-- start of Dataset content --

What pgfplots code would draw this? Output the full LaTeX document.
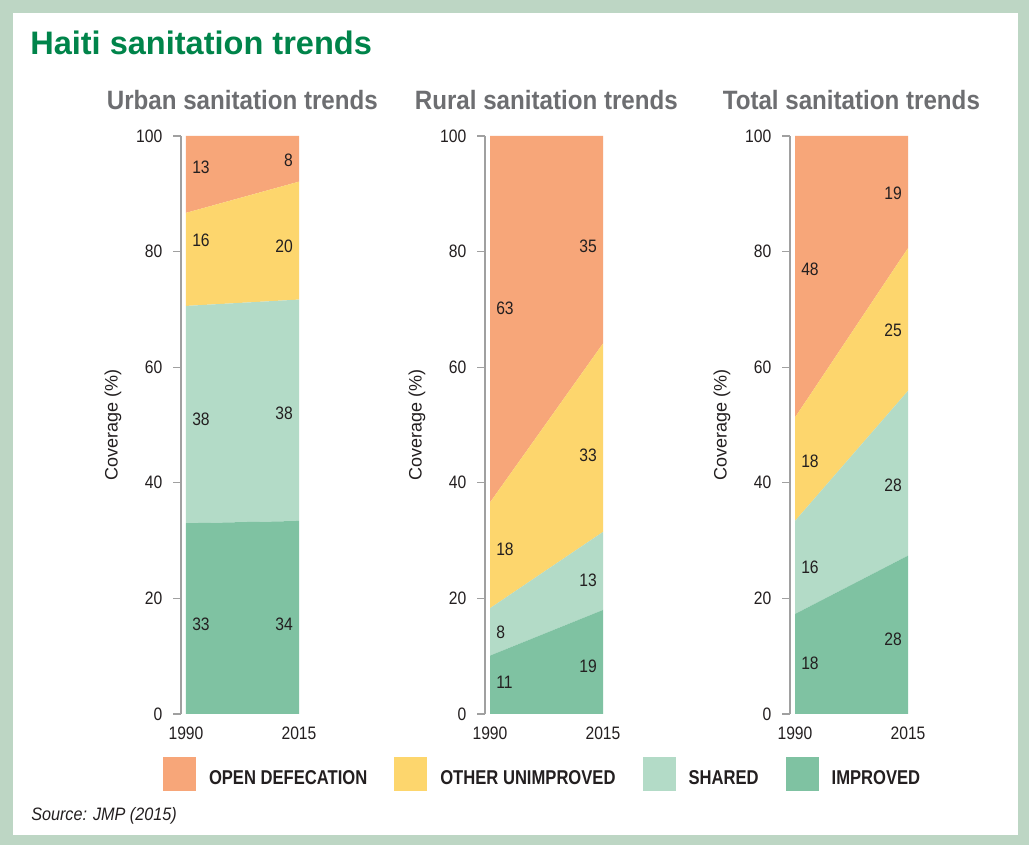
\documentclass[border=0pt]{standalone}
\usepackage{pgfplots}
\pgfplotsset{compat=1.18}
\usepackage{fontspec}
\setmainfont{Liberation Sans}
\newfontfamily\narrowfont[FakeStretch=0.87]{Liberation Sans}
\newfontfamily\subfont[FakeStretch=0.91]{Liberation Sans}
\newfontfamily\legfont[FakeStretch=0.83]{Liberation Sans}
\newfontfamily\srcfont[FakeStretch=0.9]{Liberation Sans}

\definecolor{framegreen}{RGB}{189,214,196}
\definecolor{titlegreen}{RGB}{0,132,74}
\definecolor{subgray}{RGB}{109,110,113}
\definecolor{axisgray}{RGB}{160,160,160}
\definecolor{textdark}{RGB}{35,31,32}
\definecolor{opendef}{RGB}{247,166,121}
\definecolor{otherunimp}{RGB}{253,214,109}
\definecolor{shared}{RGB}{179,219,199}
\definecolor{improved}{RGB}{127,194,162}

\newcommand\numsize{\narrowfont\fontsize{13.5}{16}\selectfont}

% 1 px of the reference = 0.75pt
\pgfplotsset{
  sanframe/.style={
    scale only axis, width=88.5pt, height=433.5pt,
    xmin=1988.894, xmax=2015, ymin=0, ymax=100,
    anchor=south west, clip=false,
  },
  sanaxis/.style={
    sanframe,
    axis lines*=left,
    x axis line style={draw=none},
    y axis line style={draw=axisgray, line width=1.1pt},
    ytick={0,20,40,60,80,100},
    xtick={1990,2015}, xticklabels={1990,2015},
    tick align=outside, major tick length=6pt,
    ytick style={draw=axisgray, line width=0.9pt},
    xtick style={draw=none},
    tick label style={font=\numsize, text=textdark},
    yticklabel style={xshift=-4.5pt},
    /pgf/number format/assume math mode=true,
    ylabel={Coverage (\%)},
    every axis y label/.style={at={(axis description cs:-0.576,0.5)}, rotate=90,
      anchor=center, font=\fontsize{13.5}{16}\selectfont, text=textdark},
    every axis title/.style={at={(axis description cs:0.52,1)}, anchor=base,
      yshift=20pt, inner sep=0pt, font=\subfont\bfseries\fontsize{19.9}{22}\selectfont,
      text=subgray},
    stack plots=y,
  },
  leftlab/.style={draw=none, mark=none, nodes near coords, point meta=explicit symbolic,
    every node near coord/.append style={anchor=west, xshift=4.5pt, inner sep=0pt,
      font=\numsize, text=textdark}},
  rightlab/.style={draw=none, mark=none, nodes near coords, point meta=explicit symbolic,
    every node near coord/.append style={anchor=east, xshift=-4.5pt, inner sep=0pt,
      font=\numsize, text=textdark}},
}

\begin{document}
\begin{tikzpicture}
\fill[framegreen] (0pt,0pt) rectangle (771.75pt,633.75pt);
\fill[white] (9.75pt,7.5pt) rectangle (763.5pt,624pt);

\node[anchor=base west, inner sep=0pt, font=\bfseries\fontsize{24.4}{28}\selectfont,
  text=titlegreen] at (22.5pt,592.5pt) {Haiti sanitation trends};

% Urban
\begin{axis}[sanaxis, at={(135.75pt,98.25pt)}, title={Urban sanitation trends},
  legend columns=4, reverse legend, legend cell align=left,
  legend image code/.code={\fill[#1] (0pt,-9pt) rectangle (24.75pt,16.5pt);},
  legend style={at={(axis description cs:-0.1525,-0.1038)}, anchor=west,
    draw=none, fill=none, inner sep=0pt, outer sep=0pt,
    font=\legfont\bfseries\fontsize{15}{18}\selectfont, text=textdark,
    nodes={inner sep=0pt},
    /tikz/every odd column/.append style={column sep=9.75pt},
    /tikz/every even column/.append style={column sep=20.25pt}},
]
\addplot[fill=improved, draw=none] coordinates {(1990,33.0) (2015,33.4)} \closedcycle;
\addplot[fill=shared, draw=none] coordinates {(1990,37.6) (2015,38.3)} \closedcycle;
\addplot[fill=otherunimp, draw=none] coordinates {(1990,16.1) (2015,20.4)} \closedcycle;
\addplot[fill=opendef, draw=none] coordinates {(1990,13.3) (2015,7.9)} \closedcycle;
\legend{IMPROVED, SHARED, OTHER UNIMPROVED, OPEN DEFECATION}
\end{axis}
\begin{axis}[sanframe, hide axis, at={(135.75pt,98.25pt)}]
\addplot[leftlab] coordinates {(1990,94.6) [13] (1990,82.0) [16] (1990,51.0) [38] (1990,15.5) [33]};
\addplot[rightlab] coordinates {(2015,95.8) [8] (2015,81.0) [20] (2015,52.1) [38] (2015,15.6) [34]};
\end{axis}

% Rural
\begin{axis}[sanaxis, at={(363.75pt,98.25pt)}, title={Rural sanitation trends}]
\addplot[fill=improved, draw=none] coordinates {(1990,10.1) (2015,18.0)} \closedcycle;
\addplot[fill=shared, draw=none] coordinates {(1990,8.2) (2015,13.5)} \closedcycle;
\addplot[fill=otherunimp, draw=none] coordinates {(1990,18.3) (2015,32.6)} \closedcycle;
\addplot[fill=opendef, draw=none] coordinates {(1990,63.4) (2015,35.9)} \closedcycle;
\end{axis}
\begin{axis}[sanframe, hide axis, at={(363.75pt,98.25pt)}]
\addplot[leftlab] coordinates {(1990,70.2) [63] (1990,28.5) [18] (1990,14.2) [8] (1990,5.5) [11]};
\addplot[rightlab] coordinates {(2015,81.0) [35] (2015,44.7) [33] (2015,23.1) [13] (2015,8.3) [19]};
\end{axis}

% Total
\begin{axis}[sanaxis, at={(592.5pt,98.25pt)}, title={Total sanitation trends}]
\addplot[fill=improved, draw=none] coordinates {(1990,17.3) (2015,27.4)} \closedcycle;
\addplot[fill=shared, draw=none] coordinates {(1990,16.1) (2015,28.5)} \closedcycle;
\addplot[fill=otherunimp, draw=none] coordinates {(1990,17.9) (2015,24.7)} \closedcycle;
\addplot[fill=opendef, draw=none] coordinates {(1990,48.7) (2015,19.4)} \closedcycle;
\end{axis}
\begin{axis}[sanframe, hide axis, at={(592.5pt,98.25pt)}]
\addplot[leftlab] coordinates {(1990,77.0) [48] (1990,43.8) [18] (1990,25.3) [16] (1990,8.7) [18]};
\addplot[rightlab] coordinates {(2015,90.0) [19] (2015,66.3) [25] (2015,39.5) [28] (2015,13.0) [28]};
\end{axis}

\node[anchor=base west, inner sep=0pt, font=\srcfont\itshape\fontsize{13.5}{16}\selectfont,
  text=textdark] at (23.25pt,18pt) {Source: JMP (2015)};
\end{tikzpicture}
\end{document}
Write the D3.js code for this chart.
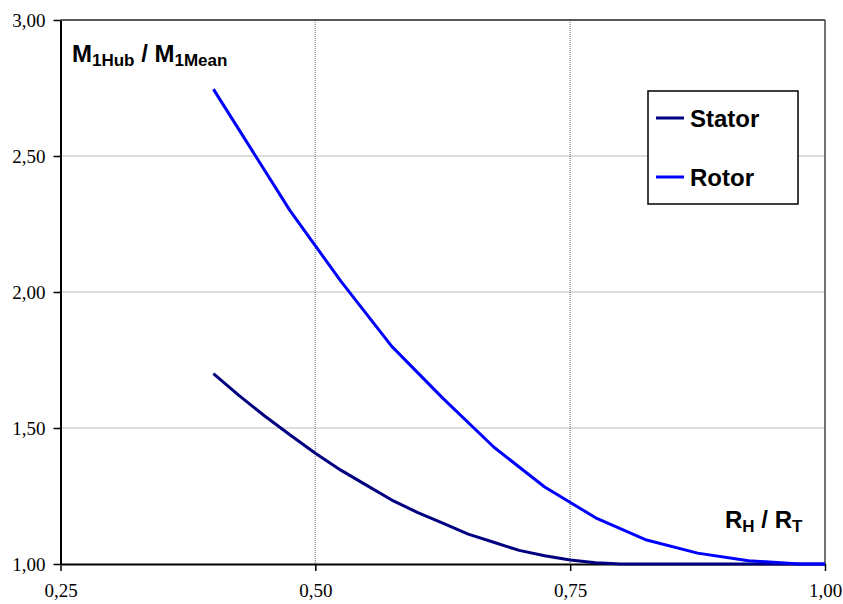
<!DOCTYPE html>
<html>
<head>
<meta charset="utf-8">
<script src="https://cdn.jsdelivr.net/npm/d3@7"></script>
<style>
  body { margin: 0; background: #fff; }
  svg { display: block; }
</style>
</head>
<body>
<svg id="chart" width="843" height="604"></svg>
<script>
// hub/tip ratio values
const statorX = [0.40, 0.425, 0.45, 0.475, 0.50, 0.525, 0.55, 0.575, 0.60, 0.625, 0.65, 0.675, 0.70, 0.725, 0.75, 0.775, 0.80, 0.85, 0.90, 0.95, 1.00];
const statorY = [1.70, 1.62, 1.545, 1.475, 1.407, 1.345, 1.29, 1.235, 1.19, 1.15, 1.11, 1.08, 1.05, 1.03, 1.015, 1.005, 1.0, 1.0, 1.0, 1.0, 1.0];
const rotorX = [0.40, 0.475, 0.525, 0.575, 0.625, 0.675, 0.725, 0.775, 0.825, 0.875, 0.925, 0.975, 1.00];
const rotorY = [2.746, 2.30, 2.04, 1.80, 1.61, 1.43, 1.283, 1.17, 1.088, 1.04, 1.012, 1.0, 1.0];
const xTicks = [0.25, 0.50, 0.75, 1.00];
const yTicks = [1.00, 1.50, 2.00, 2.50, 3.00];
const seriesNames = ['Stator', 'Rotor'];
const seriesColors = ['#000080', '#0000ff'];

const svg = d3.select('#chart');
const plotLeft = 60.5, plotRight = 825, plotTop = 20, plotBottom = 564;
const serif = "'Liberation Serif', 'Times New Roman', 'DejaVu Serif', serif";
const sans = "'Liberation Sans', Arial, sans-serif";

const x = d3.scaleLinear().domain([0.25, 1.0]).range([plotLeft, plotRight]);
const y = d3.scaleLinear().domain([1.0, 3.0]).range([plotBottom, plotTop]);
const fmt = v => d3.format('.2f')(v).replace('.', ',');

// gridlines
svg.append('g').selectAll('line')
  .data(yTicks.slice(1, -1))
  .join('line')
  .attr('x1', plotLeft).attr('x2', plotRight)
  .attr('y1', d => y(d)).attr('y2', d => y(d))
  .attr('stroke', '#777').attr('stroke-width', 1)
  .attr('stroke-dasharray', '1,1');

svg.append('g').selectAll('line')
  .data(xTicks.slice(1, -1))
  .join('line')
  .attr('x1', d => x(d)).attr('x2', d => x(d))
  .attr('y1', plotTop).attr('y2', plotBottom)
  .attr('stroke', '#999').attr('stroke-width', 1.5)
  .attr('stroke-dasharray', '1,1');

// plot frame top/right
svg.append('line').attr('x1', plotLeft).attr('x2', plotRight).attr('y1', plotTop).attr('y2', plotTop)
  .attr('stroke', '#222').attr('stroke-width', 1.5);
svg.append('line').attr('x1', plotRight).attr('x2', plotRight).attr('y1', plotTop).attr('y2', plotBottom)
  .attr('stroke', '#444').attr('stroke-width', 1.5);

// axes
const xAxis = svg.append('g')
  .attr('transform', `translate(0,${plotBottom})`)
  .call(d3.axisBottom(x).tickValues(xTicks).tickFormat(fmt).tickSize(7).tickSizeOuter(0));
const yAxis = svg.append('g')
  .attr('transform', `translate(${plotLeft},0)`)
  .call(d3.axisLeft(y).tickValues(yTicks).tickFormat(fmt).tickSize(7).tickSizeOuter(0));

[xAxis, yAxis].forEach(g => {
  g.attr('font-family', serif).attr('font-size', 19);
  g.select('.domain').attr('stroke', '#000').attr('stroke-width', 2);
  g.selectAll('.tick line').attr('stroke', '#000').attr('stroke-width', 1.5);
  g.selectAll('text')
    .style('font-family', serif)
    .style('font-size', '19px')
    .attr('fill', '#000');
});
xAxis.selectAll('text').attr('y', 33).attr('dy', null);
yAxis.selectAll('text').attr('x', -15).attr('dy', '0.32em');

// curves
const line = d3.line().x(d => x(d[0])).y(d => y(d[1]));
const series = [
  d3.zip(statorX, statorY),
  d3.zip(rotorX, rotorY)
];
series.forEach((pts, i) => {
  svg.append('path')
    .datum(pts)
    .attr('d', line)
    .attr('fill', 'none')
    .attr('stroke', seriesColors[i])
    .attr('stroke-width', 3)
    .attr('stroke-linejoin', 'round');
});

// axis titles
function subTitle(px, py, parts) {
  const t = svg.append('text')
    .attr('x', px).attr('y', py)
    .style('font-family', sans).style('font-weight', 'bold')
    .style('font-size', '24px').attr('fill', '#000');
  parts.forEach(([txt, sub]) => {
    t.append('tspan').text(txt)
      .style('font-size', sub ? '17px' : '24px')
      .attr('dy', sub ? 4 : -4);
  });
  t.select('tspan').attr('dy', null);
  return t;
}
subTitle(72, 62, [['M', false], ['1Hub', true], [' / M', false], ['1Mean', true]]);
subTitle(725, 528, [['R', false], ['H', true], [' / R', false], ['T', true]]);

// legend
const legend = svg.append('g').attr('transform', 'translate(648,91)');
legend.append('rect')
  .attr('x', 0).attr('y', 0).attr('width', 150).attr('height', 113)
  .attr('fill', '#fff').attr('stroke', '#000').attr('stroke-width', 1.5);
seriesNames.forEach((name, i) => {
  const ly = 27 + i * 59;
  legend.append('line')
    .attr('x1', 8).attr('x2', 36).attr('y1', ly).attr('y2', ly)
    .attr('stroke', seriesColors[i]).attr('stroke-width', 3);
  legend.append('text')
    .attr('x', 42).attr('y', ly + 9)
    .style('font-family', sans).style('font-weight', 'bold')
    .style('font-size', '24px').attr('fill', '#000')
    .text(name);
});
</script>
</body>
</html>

-- end of Dataset content --

- **Your goal**:
Select and copy every line from the records that includes the word "this".

- **Correct response**:
What pgfplots code would draw this? Output the full LaTeX document.
Write the D3.js code for this chart.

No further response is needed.